On the basis of fee:
- Fee-only advisors: Fee-only retirement planners charge a flat fee based on the number of hours they work for you. This fee is predetermined and can be charged on an hourly or monthly basis. It can also be a fixed percentage of your Assets under Management (AUM). For example, if the advisor asks for 2% of AUM and the assets managed by the advisor are valued at $2,000, the advisor’s fee will amount to $40. Fee-only advisors are fiduciaries, so they are legally liable to always put your interest before their own.
- Commission-only advisors: Commission-based advisors only charge commissions from the sales they make. Some commission-based advisors may not charge you a fee for managing your investments but will earn a sales commission from a third party when they sell you a product. Others might make a cut or commission from your investments. For instance, if you invest $500, the advisor can cut $50 as their commission. Commission-based advisors are not fiduciaries, so they are not liable to keep your interest before their own.
How to find the right professional for retirement planning near you
There is no right or wrong when it comes to investing and savings. What works for you may not work for the next person and vice versa. Hence, the decision to hire a retirement planner can only be made on the basis of your individual requirements.
For instance, if you are a high net worth individual, a wealth manager would be the ideal choice for you. Such an individual can help you preserve your wealth, grow it further, and efficiently plan taxes. A wealth manager also helps with succession and estate planning. However, if you are not a high net worth individual, you can look for local retirement planners depending on the model of payment you prefer.
In addition to this, you can follow the steps given below while looking for the best advisor for your needs:
- Understand your goals: A lot of people are often unsure of their own requirements. This comes in the way of selecting the right professional. So, start by jotting down your objectives. For example, are you looking for help to manage your taxes, or do you need assistance on portfolio diversification?
- Do some research: Finding the right fit is important. Hence, do not limit yourself to recommendations by peers and family members only. Instead, do your own research. Check out the local retirement planners in your area. You can use tools like the WiserAdvisor’s Advisor Match Tool. Arrange meetings and see if your temperament and attitude match with the retirement planner. You must also pay attention to other crucial aspects, such as the professional’s certifications, credentials, experience, etc. Proceed to hire the professional only if you are fully certain of your choice.

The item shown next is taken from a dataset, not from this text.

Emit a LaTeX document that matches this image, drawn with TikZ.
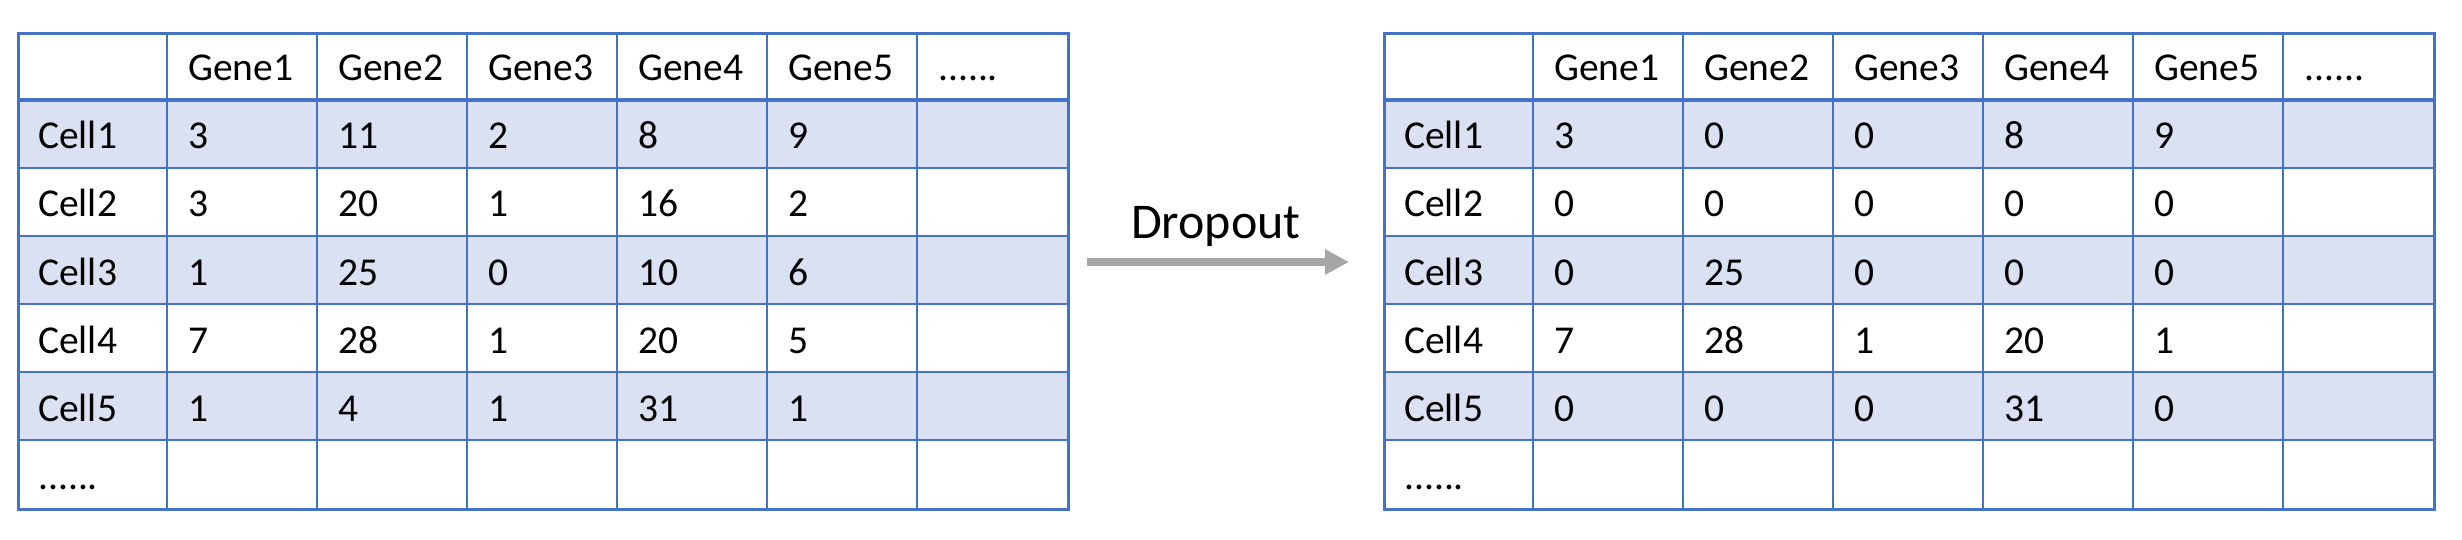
\documentclass[tikz,border=0pt]{standalone}
\usepackage{fontspec}
\setmainfont{Carlito}
\usetikzlibrary{arrows.meta}
\definecolor{tblue}{HTML}{4472C4}
\definecolor{tfill}{HTML}{D9E1F2}
\definecolor{agray}{HTML}{A6A6A6}
\newcommand\mysixdots{......}
\tikzset{
  celltext/.style={anchor=base west,inner sep=0pt,font=\fontsize{39.5}{40}\selectfont},
  gridline/.style={draw=tblue,line width=2pt},
  headline/.style={draw=tblue,line width=4pt},
  outline/.style={draw=tblue,line width=2.7pt,minimum width=1050pt,minimum height=476pt,inner sep=0pt,anchor=north west},
  rowfill/.style={fill=tfill},
  flowarrow/.style={draw=agray,line width=8pt,-{Triangle[length=24pt,width=24pt]}},
  labeltext/.style={anchor=base west,inner sep=0pt,font=\fontsize{50}{52}\selectfont}
}
\begin{document}
\begin{tikzpicture}[x=1pt,y=-1pt]
\useasboundingbox[fill=white] (0,0) rectangle (2462,540);
\foreach \t/\ox in {L/17,R/1383}{
  \foreach \k in {1,3,5}{
    \fill[rowfill] (\ox,{32+68*\k}) rectangle ({\ox+1050},{32+68*(\k+1)});
  }
  \foreach \k in {1,2,3,4,5,6}{
    \draw[gridline] ({\ox+150*\k},32) -- ({\ox+150*\k},508);
  }
  \foreach \k in {2,3,4,5,6}{
    \draw[gridline] (\ox,{32+68*\k}) -- ({\ox+1050},{32+68*\k});
  }
  \draw[headline] (\ox,100) -- ({\ox+1050},100);
  \foreach \h [count=\c] in {Gene1,Gene2,Gene3,Gene4,Gene5,\mysixdots}{
    \node[celltext] (\t-0-\c) at ({\ox+21+150*\c},81) {\h};
  }
  \node[celltext] (\t-6-0) at ({\ox+21},489) {\mysixdots};
  \node[outline] (\t) at (\ox,32) {};
}
% left data
\foreach \r/\a/\b/\c/\d/\e [count=\i] in {Cell1/3/11/2/8/9,Cell2/3/20/1/16/2,Cell3/1/25/0/10/6,Cell4/7/28/1/20/5,Cell5/1/4/1/31/1}{
  \node[celltext] (L-\i-0) at (38,{81+68*\i}) {\r};
  \node[celltext] (L-\i-1) at (188,{81+68*\i}) {\a};
  \node[celltext] (L-\i-2) at (338,{81+68*\i}) {\b};
  \node[celltext] (L-\i-3) at (488,{81+68*\i}) {\c};
  \node[celltext] (L-\i-4) at (638,{81+68*\i}) {\d};
  \node[celltext] (L-\i-5) at (788,{81+68*\i}) {\e};
}
% right data
\foreach \r/\a/\b/\c/\d/\e [count=\i] in {Cell1/3/0/0/8/9,Cell2/0/0/0/0/0,Cell3/0/25/0/0/0,Cell4/7/28/1/20/1,Cell5/0/0/0/31/0}{
  \node[celltext] (R-\i-0) at (1404,{81+68*\i}) {\r};
  \node[celltext] (R-\i-1) at (1554,{81+68*\i}) {\a};
  \node[celltext] (R-\i-2) at (1704,{81+68*\i}) {\b};
  \node[celltext] (R-\i-3) at (1854,{81+68*\i}) {\c};
  \node[celltext] (R-\i-4) at (2004,{81+68*\i}) {\d};
  \node[celltext] (R-\i-5) at (2154,{81+68*\i}) {\e};
}
% arrow
\coordinate (arrowstart) at (1087,262);
\coordinate (arrowend) at (1349,262);
\draw[flowarrow] (arrowstart) -- (arrowend);
\node[labeltext] (dropout) at (1131,238) {Dropout};
\end{tikzpicture}
\end{document}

- Make sure the fee structure suits you: A retirement advisor will charge you as per a fee-based model or a commission-based formula. Make sure to hire the professional based on the payment method you are comfortable with. See how each model benefits you or impacts your budget before you move forward.It is also important to understand that retirement planning is a long term process that needs to start when you are earning. A lot of people turn to retirement advisors a few years before retirement. But it may be too late to get things in order by then. The right time to hire a professional who can help you plan your retirement is when you are young. This is the age where the professional can step in and help you save and invest your money appropriately to earn a high yield in retirement.
To summarize
Keep in mind that retirement planning is the only way to ensure a comfortable and financially secure retirement. A professional retirement advisor can play an important part in ensuring this. Retirement advisors can help you lower your tax output, increase your returns, minimize penalties, plan for emergencies and much more. However, when finding retirement planners near you, make sure to keep your goals in mind and hire someone who can help you achieve them with minimal hassles. Be clear about what you are looking for and hire someone that fits not only your budget but also compliments your investment style.